President of Manipur Pradesh Congress Committee
- In office 30 March 2022 – 5 February 2026
- Preceded by: N Loken Singh
- Succeeded by: Okram Ibobi Singh

Member of the Manipur Legislative Assembly
- Incumbent
- Assumed office 2007
- Preceded by: Nimai Chand Luwang
- Constituency: Wangkhem

Personal details
- Born: 1 March 1973 (age 53) Yairipok
- Party: Indian National Congress
- Spouse: Smt. Keisham Ongbi Robita Devi
- Children: 2 Sons, 1 Daughter
- Parent: Keisham Kullabidhu Singh(Father) Keisham Chandramukhi Devi(Mother)
- Education: 1st Class (Hons) Graduate, M. A. (Pol.Sc.)
- Profession: Social Worker

= Keisham Meghachandra Singh =

Indian politician

Keisham Meghachandra Singh (born 1 March 1973) is an Indian politician from Manipur. and Member of Manipur Legislative Assembly from Wangkhem Assembly constituency.

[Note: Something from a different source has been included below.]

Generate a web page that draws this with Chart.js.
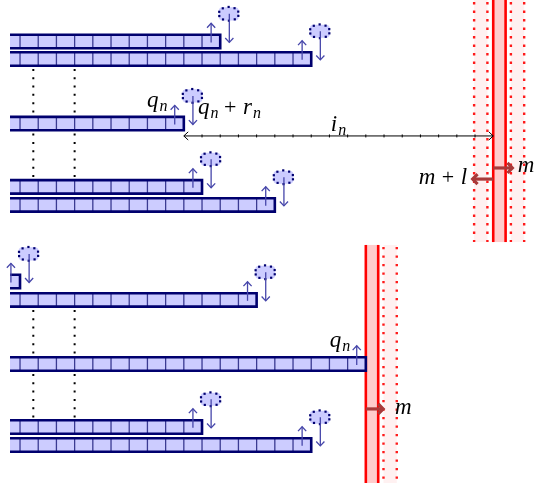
<!DOCTYPE html>
<html>
<head>
<meta charset="utf-8">
<style>
  html, body { margin: 0; padding: 0; background: #fff; }
  canvas { display: block; }
</style>
</head>
<body>
<canvas id="queueChart" width="536" height="483"></canvas>
<script src="https://cdn.jsdelivr.net/npm/chart.js@4"></script>
<script>
const chartElem = document.getElementById('queueChart')

// one unit = one queue cell
const topCells = [11, 16, 9, 10, 14]
const topRows = [2.28, 3.24, 6.79, 10.27, 11.26]
const topClouds = [true, true, true, true, true]

const bottomCells = [0, 13, 19, 10, 16]
const bottomRows = [15.47, 16.48, 20.0, 23.46, 24.45]
const bottomClouds = [true, true, false, true, true]

const guideCols = [0.73, 3]

const intervalFrom = 9
const intervalTo = 26
const intervalRow = 7.47

const wallCols = [26, 19]
const wallFrom = [0, 13.46]
const wallTo = [13.3, 26.54]
const wallLeftBand = [true, false]

const pushFrom = [26, 26, 19]
const pushTo = [27.05, 24.87, 19.95]
const pushRow = [9.23, 9.84, 22.47]

const labelTexts = ['q_n', 'q_n + r_n', 'i_n', 'm + l', 'm', 'q_n', 'm']
const labelX = [8.1, 9.78, 17.5, 24.62, 27.35, 18.15, 20.6]
const labelY = [5.88, 6.26, 7.2, 10.11, 9.45, 19.07, 22.75]
const labelAlign = ['right', 'left', 'center', 'right', 'left', 'right', 'left']

const navy = '#00006e'
const cellLine = '#3a3a92'
const cellFill = '#ccccff'
const arrowBlue = '#4646aa'

// dotted guides between the queues
function guideSets(rows) {
  const sets = []
  for (let k = 1; k < 3; k++) {
    guideCols.forEach(c => {
      sets.push({
        data: [{x: c, y: rows[k] + 0.55}, {x: c, y: rows[k + 1] - 0.5}],
        showLine: true,
        borderColor: '#000',
        borderWidth: 2,
        borderDash: [2, 6.3],
        borderCapStyle: 'butt',
        pointRadius: 0,
      })
    })
  }
  return sets
}

function arrowHead(ctx, x, y, ang, len, spread) {
  ctx.beginPath()
  ctx.moveTo(x - len * Math.cos(ang - spread), y - len * Math.sin(ang - spread))
  ctx.lineTo(x, y)
  ctx.lineTo(x - len * Math.cos(ang + spread), y - len * Math.sin(ang + spread))
  ctx.stroke()
}

function drawMath(ctx, text, x, y, align) {
  const runs = []
  for (let i = 0; i < text.length; i++) {
    const ch = text[i]
    if (ch === ' ') { runs.push({gap: 5.5}); continue }
    if (ch === '_') { runs.push({t: text[i + 1], sub: true}); i++; continue }
    runs.push({t: ch, up: ch === '+'})
  }
  const fontOf = r => r.sub ? 'italic 16px "Liberation Serif"' : (r.up ? '22px "Liberation Serif"' : 'italic 23px "Liberation Serif"')
  let w = 0
  runs.forEach(r => {
    if (r.gap) { w += r.gap; return }
    ctx.font = fontOf(r)
    r.w = ctx.measureText(r.t).width + (r.sub ? 0 : 1)
    w += r.w
  })
  let cx = align === 'right' ? x - w : (align === 'center' ? x - w / 2 : x)
  ctx.fillStyle = '#000'
  ctx.textBaseline = 'alphabetic'
  ctx.textAlign = 'left'
  runs.forEach(r => {
    if (r.gap) { cx += r.gap; return }
    ctx.font = fontOf(r)
    ctx.fillText(r.t, cx, y + (r.sub ? 4 : 0))
    cx += r.w
  })
}

const diagramPlugin = {
  id: 'queueDiagram',
  beforeDatasetsDraw(chart) {
    const ctx = chart.ctx
    const px = v => chart.scales.x.getPixelForValue(v)
    const py = v => chart.scales.y.getPixelForValue(v)
    ctx.save()
    // walls
    wallCols.forEach((c, i) => {
      const y0 = py(wallFrom[i]), y1 = py(wallTo[i])
      const bands = [[c + 0.97, c + 1.7]]
      if (wallLeftBand[i]) bands.push([c - 1.05, c - 0.32])
      bands.forEach(b => {
        ctx.fillStyle = '#fff1f1'
        ctx.fillRect(px(b[0]), y0, px(b[1]) - px(b[0]), y1 - y0)
        ctx.strokeStyle = '#ff1a1a'
        ctx.lineWidth = 2.4
        ctx.setLineDash([2.4, 6.1])
        b.forEach(xv => {
          ctx.beginPath()
          ctx.moveTo(px(xv), y0 + 2)
          ctx.lineTo(px(xv), y1)
          ctx.stroke()
        })
      })
      ctx.setLineDash([])
      ctx.fillStyle = '#ffcccc'
      ctx.fillRect(px(c), y0, px(c + 0.68) - px(c), y1 - y0)
      ctx.strokeStyle = '#ff0000'
      ctx.lineWidth = 2.6
      ;[c, c + 0.68].forEach(xv => {
        ctx.beginPath()
        ctx.moveTo(px(xv), y0)
        ctx.lineTo(px(xv), y1)
        ctx.stroke()
      })
    })
    ctx.restore()
  },
  afterDatasetsDraw(chart) {
    const ctx = chart.ctx
    const px = v => chart.scales.x.getPixelForValue(v)
    const py = v => chart.scales.y.getPixelForValue(v)
    const unit = px(1) - px(0)
    ctx.save()

    function drawQueue(cells, row, cloud) {
      const x0 = px(-0.55), x1 = px(cells)
      const yt = py(row - 0.37), yb = py(row + 0.37)
      ctx.fillStyle = cellFill
      ctx.fillRect(x0, yt, x1 - x0, yb - yt)
      ctx.strokeStyle = cellLine
      ctx.lineWidth = 1.3
      for (let i = 0; i < cells; i++) {
        ctx.beginPath()
        ctx.moveTo(px(i), yt)
        ctx.lineTo(px(i), yb)
        ctx.stroke()
      }
      ctx.strokeStyle = navy
      ctx.lineWidth = 2.6
      ctx.beginPath()
      ctx.moveTo(x0, yt)
      ctx.lineTo(x1, yt)
      ctx.lineTo(x1, yb)
      ctx.lineTo(x0, yb)
      ctx.stroke()

      // arrival arrow
      ctx.strokeStyle = arrowBlue
      ctx.lineWidth = 1.3
      const ax = px(cells - 0.5)
      ctx.beginPath()
      ctx.moveTo(ax, py(row + 0.05))
      ctx.lineTo(ax, py(row - 1.0))
      ctx.stroke()
      arrowHead(ctx, ax, py(row - 1.0), -Math.PI / 2, 6, 0.75)

      if (!cloud) return
      const cx = px(cells + 0.47), cy = py(row - 1.52)
      const rx = 0.55 * unit, ry = 0.36 * unit
      ctx.fillStyle = cellFill
      ctx.beginPath()
      ctx.roundRect(cx - rx, cy - ry, 2 * rx, 2 * ry, 4)
      ctx.fill()
      ctx.fillStyle = '#000070'
      for (let k = 0; k < 10; k++) {
        const a = k * Math.PI / 5 + 0.3
        const dx = Math.cos(a) * rx * 1.0, dy = Math.sin(a) * ry * 1.05
        ctx.fillRect(cx + dx - 1.1, cy + dy - 1.1, 2.2, 2.2)
      }
      ctx.strokeStyle = arrowBlue
      ctx.lineWidth = 1.3
      const dxp = px(cells + 0.5)
      ctx.beginPath()
      ctx.moveTo(dxp, cy)
      ctx.lineTo(dxp, py(row + 0.05))
      ctx.stroke()
      arrowHead(ctx, dxp, py(row + 0.05), Math.PI / 2, 6, 0.75)
    }

    topCells.forEach((c, i) => drawQueue(c, topRows[i], topClouds[i]))
    bottomCells.forEach((c, i) => drawQueue(c, bottomRows[i], bottomClouds[i]))

    // interval i_n
    ctx.strokeStyle = '#000'
    ctx.lineWidth = 1
    const iy = py(intervalRow)
    ctx.beginPath()
    ctx.moveTo(px(intervalFrom), iy)
    ctx.lineTo(px(intervalTo), iy)
    ctx.stroke()
    for (let t = intervalFrom + 1; t < intervalTo; t++) {
      ctx.beginPath()
      ctx.moveTo(px(t), iy - 1.5)
      ctx.lineTo(px(t), iy + 1.5)
      ctx.stroke()
    }
    arrowHead(ctx, px(intervalFrom), iy, Math.PI, 6, 0.75)
    arrowHead(ctx, px(intervalTo), iy, 0, 6, 0.75)

    // wall pushes
    ctx.strokeStyle = '#a83a3a'
    ctx.lineWidth = 3.2
    pushFrom.forEach((f, i) => {
      const y = py(pushRow[i])
      const dir = pushTo[i] > f ? 0 : Math.PI
      ctx.beginPath()
      ctx.moveTo(px(f), y)
      ctx.lineTo(px(pushTo[i]) - Math.cos(dir) * 2, y)
      ctx.stroke()
      arrowHead(ctx, px(pushTo[i]), y, dir, 7, 0.8)
    })

    labelTexts.forEach((t, i) => drawMath(ctx, t, px(labelX[i]), py(labelY[i]), labelAlign[i]))
    ctx.restore()
  }
}

const chart = new Chart(chartElem, {
  type: 'scatter',
  data: {
    datasets: [...guideSets(topRows), ...guideSets(bottomRows)],
  },
  options: {
    responsive: false,
    animation: false,
    layout: { padding: 0 },
    plugins: {
      legend: { display: false },
      tooltip: { enabled: false },
    },
    scales: {
      x: { type: 'linear', display: false, min: -1.1, max: 28.35 },
      y: { type: 'linear', display: false, reverse: true, min: 0, max: 26.54 },
    },
  },
  plugins: [diagramPlugin],
})
</script>
</body>
</html>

He won the 2017 Manipur Legislative Assembly election from Wangkhem, getting 11,293 votes against his nearest competitor NEIDP's Yumnam Nabachandra Singh's 8,413 votes.He served as President of the Manipur Pradesh Congress Committee from 2022 till 2026.

== Personal life ==
He was born on 1 March 1973 in Yairipok.